*DATA EXTRACT*.
________________________________________
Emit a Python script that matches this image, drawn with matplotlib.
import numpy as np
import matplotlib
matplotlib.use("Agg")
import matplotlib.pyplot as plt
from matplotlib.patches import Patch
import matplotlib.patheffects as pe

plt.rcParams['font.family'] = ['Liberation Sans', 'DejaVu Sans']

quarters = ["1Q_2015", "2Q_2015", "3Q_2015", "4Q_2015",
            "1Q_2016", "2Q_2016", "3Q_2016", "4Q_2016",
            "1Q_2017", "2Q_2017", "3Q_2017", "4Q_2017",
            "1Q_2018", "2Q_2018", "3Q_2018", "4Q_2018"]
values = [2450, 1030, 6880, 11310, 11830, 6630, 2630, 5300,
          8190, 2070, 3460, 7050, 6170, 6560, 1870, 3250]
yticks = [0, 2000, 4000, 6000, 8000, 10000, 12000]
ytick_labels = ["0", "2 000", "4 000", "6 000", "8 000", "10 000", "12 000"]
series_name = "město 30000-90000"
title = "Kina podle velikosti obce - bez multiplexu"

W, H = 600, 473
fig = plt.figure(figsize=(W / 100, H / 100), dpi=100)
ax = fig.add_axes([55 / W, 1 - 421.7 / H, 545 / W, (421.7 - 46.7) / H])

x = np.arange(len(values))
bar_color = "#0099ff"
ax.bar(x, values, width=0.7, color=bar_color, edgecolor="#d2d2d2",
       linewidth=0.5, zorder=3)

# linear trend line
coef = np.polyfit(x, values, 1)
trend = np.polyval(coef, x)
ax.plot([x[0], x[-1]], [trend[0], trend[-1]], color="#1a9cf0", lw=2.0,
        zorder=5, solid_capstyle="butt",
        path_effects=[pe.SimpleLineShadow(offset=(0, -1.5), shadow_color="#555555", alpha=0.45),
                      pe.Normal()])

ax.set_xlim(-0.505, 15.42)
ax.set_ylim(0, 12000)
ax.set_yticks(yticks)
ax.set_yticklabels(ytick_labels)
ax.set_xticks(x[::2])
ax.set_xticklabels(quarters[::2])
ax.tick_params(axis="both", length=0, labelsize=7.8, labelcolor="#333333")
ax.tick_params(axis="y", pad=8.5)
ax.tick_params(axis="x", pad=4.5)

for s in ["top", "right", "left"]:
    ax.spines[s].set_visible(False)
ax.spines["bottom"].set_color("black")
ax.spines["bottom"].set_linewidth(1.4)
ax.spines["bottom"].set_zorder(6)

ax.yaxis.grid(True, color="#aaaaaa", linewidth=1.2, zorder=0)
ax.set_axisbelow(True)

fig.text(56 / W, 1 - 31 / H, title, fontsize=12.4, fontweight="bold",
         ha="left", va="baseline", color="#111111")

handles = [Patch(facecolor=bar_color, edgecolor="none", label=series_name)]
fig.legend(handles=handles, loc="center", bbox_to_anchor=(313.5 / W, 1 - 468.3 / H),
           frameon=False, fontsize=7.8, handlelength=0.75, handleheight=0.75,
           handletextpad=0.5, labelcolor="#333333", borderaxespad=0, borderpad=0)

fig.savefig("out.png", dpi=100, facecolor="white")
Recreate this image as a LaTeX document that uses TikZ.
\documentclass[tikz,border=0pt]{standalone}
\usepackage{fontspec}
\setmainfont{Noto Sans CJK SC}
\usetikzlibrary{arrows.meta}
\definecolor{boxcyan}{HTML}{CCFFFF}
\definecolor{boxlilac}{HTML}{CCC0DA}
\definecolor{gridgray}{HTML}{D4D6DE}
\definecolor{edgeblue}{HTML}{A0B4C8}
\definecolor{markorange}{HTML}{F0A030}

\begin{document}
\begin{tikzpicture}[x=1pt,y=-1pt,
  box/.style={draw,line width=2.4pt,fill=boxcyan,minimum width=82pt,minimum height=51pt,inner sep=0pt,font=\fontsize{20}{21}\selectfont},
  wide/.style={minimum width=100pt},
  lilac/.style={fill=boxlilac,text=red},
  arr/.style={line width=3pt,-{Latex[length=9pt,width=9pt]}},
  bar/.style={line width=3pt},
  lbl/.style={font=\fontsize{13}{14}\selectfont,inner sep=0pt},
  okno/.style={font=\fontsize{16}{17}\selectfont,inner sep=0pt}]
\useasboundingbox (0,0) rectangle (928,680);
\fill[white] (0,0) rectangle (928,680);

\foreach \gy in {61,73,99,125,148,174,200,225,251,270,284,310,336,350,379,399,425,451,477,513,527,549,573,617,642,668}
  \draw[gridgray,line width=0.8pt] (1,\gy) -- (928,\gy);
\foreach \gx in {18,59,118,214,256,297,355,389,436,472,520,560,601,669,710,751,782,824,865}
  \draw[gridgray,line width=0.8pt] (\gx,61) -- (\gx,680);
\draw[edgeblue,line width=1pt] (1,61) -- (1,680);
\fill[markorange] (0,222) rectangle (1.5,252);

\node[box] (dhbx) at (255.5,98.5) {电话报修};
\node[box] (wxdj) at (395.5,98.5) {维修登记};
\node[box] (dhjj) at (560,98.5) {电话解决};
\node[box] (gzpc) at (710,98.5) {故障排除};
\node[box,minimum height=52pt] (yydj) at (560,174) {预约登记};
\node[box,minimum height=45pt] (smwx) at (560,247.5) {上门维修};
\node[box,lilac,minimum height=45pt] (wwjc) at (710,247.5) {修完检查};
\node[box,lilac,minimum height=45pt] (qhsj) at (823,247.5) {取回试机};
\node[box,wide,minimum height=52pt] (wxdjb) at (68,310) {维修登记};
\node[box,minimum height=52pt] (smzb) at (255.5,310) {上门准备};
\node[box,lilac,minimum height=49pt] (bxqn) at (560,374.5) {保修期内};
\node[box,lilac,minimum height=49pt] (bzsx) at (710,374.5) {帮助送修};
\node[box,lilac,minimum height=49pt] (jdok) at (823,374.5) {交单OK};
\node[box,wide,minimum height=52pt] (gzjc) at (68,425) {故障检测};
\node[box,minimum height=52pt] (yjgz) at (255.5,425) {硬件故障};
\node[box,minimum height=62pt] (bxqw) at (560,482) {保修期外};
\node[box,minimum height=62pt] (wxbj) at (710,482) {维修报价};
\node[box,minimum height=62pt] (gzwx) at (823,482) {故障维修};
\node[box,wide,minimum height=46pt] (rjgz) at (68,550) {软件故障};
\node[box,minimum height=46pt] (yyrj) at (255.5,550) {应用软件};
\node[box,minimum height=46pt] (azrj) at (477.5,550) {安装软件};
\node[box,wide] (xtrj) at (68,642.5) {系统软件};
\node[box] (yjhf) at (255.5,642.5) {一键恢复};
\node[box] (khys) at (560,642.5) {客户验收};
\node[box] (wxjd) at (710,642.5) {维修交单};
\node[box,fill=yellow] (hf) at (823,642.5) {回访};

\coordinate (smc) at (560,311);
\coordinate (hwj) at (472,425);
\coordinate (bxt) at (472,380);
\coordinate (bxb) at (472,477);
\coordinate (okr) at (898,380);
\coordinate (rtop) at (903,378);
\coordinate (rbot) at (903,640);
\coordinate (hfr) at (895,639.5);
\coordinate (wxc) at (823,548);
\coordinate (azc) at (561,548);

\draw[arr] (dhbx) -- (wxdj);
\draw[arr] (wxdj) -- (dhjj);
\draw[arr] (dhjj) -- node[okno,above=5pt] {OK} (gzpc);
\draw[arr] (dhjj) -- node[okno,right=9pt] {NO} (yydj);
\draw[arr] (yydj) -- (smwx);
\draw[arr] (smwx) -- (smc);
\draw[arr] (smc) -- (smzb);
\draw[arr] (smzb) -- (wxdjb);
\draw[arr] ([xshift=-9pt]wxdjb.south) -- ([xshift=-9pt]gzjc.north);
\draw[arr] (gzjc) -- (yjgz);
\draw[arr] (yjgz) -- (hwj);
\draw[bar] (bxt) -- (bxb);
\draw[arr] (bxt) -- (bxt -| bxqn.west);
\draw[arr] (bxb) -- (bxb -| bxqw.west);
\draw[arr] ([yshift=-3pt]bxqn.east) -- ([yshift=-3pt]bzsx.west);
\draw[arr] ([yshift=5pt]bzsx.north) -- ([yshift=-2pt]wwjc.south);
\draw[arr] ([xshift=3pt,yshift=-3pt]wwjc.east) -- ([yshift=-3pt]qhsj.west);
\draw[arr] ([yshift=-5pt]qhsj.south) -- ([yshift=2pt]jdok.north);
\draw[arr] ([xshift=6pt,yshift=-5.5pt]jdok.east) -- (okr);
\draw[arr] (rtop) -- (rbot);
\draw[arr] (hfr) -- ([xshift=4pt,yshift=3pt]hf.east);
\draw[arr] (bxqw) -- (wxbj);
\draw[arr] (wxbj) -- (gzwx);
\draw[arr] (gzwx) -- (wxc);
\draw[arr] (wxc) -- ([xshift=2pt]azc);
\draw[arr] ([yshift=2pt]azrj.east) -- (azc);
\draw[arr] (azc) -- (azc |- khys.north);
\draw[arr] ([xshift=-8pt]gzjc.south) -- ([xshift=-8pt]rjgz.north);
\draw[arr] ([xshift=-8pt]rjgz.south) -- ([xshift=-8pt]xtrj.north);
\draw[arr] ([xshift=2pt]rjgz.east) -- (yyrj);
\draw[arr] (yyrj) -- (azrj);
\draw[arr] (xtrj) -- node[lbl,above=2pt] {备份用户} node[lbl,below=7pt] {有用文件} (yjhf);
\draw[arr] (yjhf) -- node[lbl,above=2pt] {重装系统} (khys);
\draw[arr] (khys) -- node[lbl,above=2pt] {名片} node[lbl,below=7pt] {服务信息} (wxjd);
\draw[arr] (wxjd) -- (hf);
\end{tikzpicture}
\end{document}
________________________________________
*STATED TASK*. Only lines with the word "matplotlib" are wanted, so copy each one from the records.

*RESPONSE TO THE TASK*.
Emit a Python script that matches this image, drawn with matplotlib.
import matplotlib
matplotlib.use("Agg")
import matplotlib.pyplot as plt
from matplotlib.patches import Patch
import matplotlib.patheffects as pe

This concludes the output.